BY: HAMOUDA HASSAN AND ELANA RINGLER

RAMALLAH, West Bank/TEL AVIV (Reuters) – Instead of its usual artsy or humorous front page, this week’s special edition of Time Out Tel Aviv sports an image of an Israeli security barrier so high it blots out the horizon. It also has a different name: Time Out Ramallah.

The issue marks 50 years since Israel’s occupation of the Gaza Strip and the West Bank and its content also drastically departs from Time Out Tel Aviv’s normal fare of arts and entertainment in Israel’s cultural hub.

Stories provided by freelance Palestinian reporters and photographers shed light on the hardships of life and culture in the West Bank and Gaza Strip.

A Gazan correspondent tells of soirees timed around daily power cuts; in the West Bank, a rare woman DJ awaits an elusive permit to perform in Israel.

“Most of the readers and a lot of Israelis don’t know what is happening now in Ramallah and Hebron and Bethlehem,” editor Nof Nathansohn said at her office. All three West Bank cities are within 130 km (80 miles) of Tel Aviv, Israel’s free-wheeling metropolis on the Mediterranean.

“They don’t know how the art scene looks, music, city life. And we want to expose our readers to life under occupation that is just half an hour drive from here in Tel Aviv,” Nathansohn told Reuters.

“I hope that knowing the other side … will help create a change and make Israeli people think about it more.”

But as evidenced by the lack of ads – Time Out Tel Aviv’s source of income, allowing the weekly to be distributed for free – this edition is a political display, not a commercial crowd-pleaser.

“We won’t make money, but we truly believe this is the right thing to do,” Nathanson said.

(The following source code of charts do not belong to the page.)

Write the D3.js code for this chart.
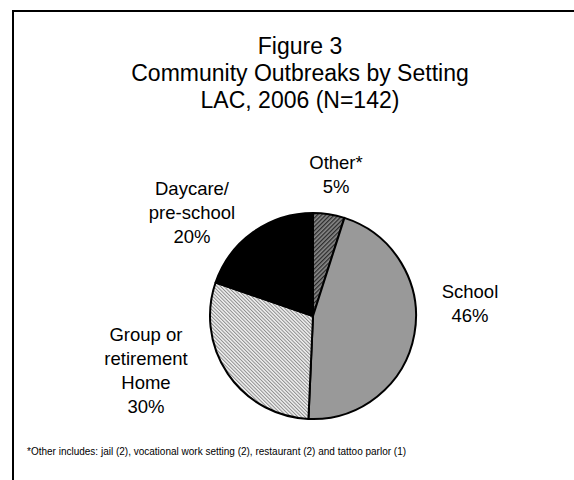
<!DOCTYPE html>
<html><head><meta charset="utf-8">
<script src="https://cdn.jsdelivr.net/npm/d3@7"></script>
<style>body{margin:0;background:#fff}svg{display:block}text{font-family:"Liberation Sans",Arial,sans-serif;fill:#000}</style>
</head><body>
<script>
const categories = ["Other*", "School", "Group or retirement Home", "Daycare/ pre-school"];
const counts = [7, 65, 42, 28];
const labelLines = [["Other*"], ["School"], ["Group or", "retirement", "Home"], ["Daycare/", "pre-school"]];
const titleLines = ["Figure 3", "Community Outbreaks by Setting", "LAC, 2006 (N=142)"];
const footnote = "*Other includes: jail (2), vocational work setting (2), restaurant (2) and tattoo parlor (1)";

const W = 574, H = 480;
const svg = d3.select("body").append("svg").attr("width", W).attr("height", H);
const defs = svg.append("defs");

const p1 = defs.append("pattern").attr("id","hatchDark").attr("patternUnits","userSpaceOnUse")
  .attr("width",3).attr("height",3).attr("patternTransform","rotate(45)");
p1.append("rect").attr("width",3).attr("height",3).attr("fill","#8a8a8a");
p1.append("rect").attr("width",1.3).attr("height",3).attr("fill","#2a2a2a");
const p2 = defs.append("pattern").attr("id","hatchLight").attr("patternUnits","userSpaceOnUse")
  .attr("width",2.5).attr("height",2.5).attr("patternTransform","rotate(-45)");
p2.append("rect").attr("width",2.5).attr("height",2.5).attr("fill","#f2f2f2");
p2.append("rect").attr("width",1).attr("height",2.5).attr("fill","#8c8c8c");

const fills = ["url(#hatchDark)", "#999999", "url(#hatchLight)", "#000000"];

svg.append("path").attr("d","M13,490 L13,11 L590,11").attr("fill","none").attr("stroke","#000").attr("stroke-width",2);

const tt = svg.append("text").attr("text-anchor","middle").attr("font-size",23);
titleLines.forEach((t,i)=>tt.append("tspan").attr("x",300).attr("y",54+i*27).text(t));

const cx = 313, cy = 316, r = 103;
const pie = d3.pie().sort(null).value(d=>d)(counts);
const arc = d3.arc().innerRadius(0).outerRadius(r);
const g = svg.append("g").attr("transform",`translate(${cx},${cy})`);
g.selectAll("path").data(pie).join("path")
  .attr("d",arc).attr("fill",(d,i)=>fills[i])
  .attr("stroke","#000").attr("stroke-width",2).attr("stroke-linejoin","round");

const total = d3.sum(counts);
const labelPos = [[336,169],[470,298],[146,341],[192,195]];
labelLines.forEach((lines,i)=>{
  const all = lines.concat([Math.round(counts[i]/total*100)+"%"]);
  const t = svg.append("text").attr("text-anchor","middle").attr("font-size",18.5);
  all.forEach((l,j)=>t.append("tspan").attr("x",labelPos[i][0]).attr("y",labelPos[i][1]+j*24).text(l));
});

svg.append("text").attr("x",27).attr("y",455).attr("font-size",10).text(footnote);
</script>
</body></html>
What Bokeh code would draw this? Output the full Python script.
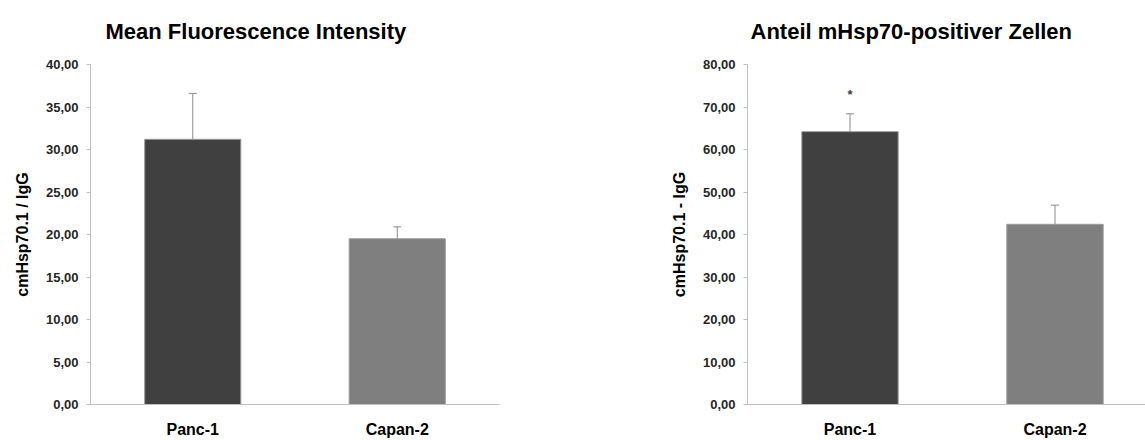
from bokeh.plotting import figure
from bokeh.layouts import row
from bokeh.models import ColumnDataSource, FixedTicker, Whisker, TeeHead, Label, Range1d
from bokeh.embed import file_html
from bokeh.resources import INLINE

categories = ["Panc-1", "Capan-2"]
mfi_values = [31.2, 19.5]
mfi_errors = [5.4, 1.4]
pos_values = [64.2, 42.4]
pos_errors = [4.2, 4.5]
bar_colors = ["#404040", "#7f7f7f"]
mfi_ticks = [0, 5, 10, 15, 20, 25, 30, 35, 40]
mfi_tick_labels = ["0,00", "5,00", "10,00", "15,00", "20,00", "25,00", "30,00", "35,00", "40,00"]
pos_ticks = [0, 10, 20, 30, 40, 50, 60, 70, 80]
pos_tick_labels = ["0,00", "10,00", "20,00", "30,00", "40,00", "50,00", "60,00", "70,00", "80,00"]
significance = ["*", ""]

FONT = "Liberation Sans"


def make_chart(values, errors, ticks, tick_labels, title, ylabel, width, left, right, xend, title_offset, marks=None):
    xs = [i + 0.5 for i in range(len(categories))]
    src = ColumnDataSource(dict(
        x=xs, top=values, color=bar_colors,
        upper=[v + e for v, e in zip(values, errors)],
        lower=values,
    ))
    p = figure(width=width, height=440, output_backend="svg", toolbar_location=None,
               x_range=Range1d(0, xend), y_range=Range1d(ticks[0], ticks[-1]),
               min_border_left=left, min_border_right=right,
               min_border_top=0, min_border_bottom=36)
    p.outline_line_color = None
    p.grid.visible = False
    p.vbar(x="x", top="top", width=0.47, fill_color="color", line_color="#9a9a9a",
           line_width=1, source=src)
    w = Whisker(base="x", upper="upper", lower="lower", source=src,
                line_color="#8c8c8c", line_width=1,
                upper_head=TeeHead(size=8, line_color="#8c8c8c", line_width=1),
                lower_head=None)
    p.add_layout(w)

    p.title.text = title
    p.title.text_font = FONT
    p.title.text_font_style = "bold"
    p.title.text_font_size = "22px"
    p.title.text_color = "#000000"
    p.title.align = "left"
    p.title.offset = title_offset
    p.title.standoff = 37
    p.title.vertical_align = "top"

    ya = p.yaxis[0]
    ya.ticker = FixedTicker(ticks=ticks)
    ya.major_label_overrides = {t: l for t, l in zip(ticks, tick_labels)}
    ya.axis_line_color = "#bfbfbf"
    ya.major_tick_line_color = "#bfbfbf"
    ya.major_tick_out = 4
    ya.major_tick_in = 0
    ya.minor_tick_line_color = None
    ya.major_label_standoff = 8
    ya.major_label_text_font = FONT
    ya.major_label_text_font_style = "bold"
    ya.major_label_text_font_size = "13px"
    ya.major_label_text_color = "#262626"
    ya.axis_label = ylabel
    ya.axis_label_text_font = FONT
    ya.axis_label_text_font_style = "bold"
    ya.axis_label_text_font_size = "16px"
    ya.axis_label_text_color = "#000000"
    ya.axis_label_standoff = 12

    xa = p.xaxis[0]
    xa.ticker = FixedTicker(ticks=xs)
    xa.major_label_overrides = {x: c for x, c in zip(xs, categories)}
    xa.axis_line_color = "#bfbfbf"
    xa.major_tick_line_color = None
    xa.minor_tick_line_color = None
    xa.major_tick_out = 0
    xa.major_label_standoff = 16
    xa.major_label_text_font = FONT
    xa.major_label_text_font_style = "bold"
    xa.major_label_text_font_size = "16px"
    xa.major_label_text_color = "#000000"

    span = ticks[-1] - ticks[0]
    if marks:
        for x, v, e, m in zip(xs, values, errors, marks):
            if m:
                p.add_layout(Label(x=x, y=v + e + span * 19 / 340, text=m,
                                   text_font=FONT, text_font_style="bold", text_font_size="13px",
                                   text_align="center", text_baseline="middle",
                                   text_color="#404040"))
    return p


p1 = make_chart(mfi_values, mfi_errors, mfi_ticks, mfi_tick_labels,
                "Mean Fluorescence Intensity", "cmHsp70.1 / IgG",
                652, 90, 153, 2.0, 15)
p2 = make_chart(pos_values, pos_errors, pos_ticks, pos_tick_labels,
                "Anteil mHsp70-positiver Zellen", "cmHsp70.1 - IgG",
                493, 95, 0, 398 / 205, 3, marks=significance)

layout = row(p1, p2)
open("out.html", "w").write(file_html(layout, INLINE))
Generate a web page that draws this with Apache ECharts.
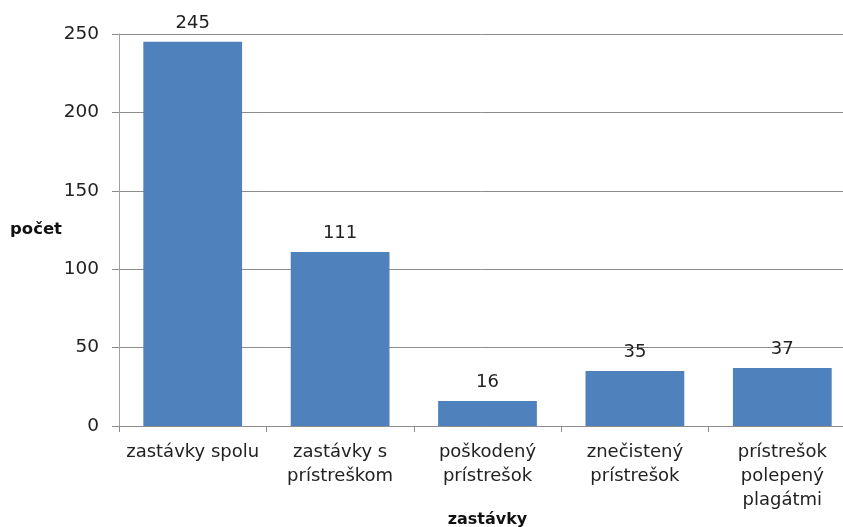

Employees work at the offices of “Time Out Tel Aviv” magazine in Tel Aviv, Israel September 28, 2017. REUTERS/Amir Cohen

A quarter-century of failed talks on creating a Palestinian state alongside Israel has been interspersed with surges of violence, and upheavals including Israel’s withdrawal from Gaza, which is now under Islamist Hamas control.

Just getting the Palestinian journalists past checkpoints to meet their Israeli counterparts was a challenge, Nathanson said. Internal Palestinian politics also pressured some of the freelancers, who published articles without bylines lest they be accused at home of “collaborating” with Israel.

Tareq Mansour, a student at Birzeit university in the West Bank and a contributor to the special edition, said the magazine had been an opportunity to get heard.

“Having this kind of thing in Ramallah, and a way and approach to share our stories and experiences for the whole world to hear, and for ourselves, is something encouraging.”

Time Out Tel Aviv is part of global chain of magazines which operates in 108 cities across 39 countries and has a total monthly audience reach of 156 million across all platforms, according to Time Out Group spokeswoman Harri Murphy.

Within Israel, 70,000 copies of “Time Out Ramallah” came out in Arabic and Hebrew, and around 2,000 more appeared in English in the Palestinian territories, Nathansohn said.

In Tel Aviv, one of the most socially and politically liberal places in Israel, the issue was getting a positive response.

“I‘m quite intrigued and would like to learn more about their night life, about … how life’s in general in Ramallah and other Palestinian cities,” said Tel Aviv resident Arik Peretz.

“The Arab world is very interesting. Ramallah in particular is something that is very close but yet far to get to.”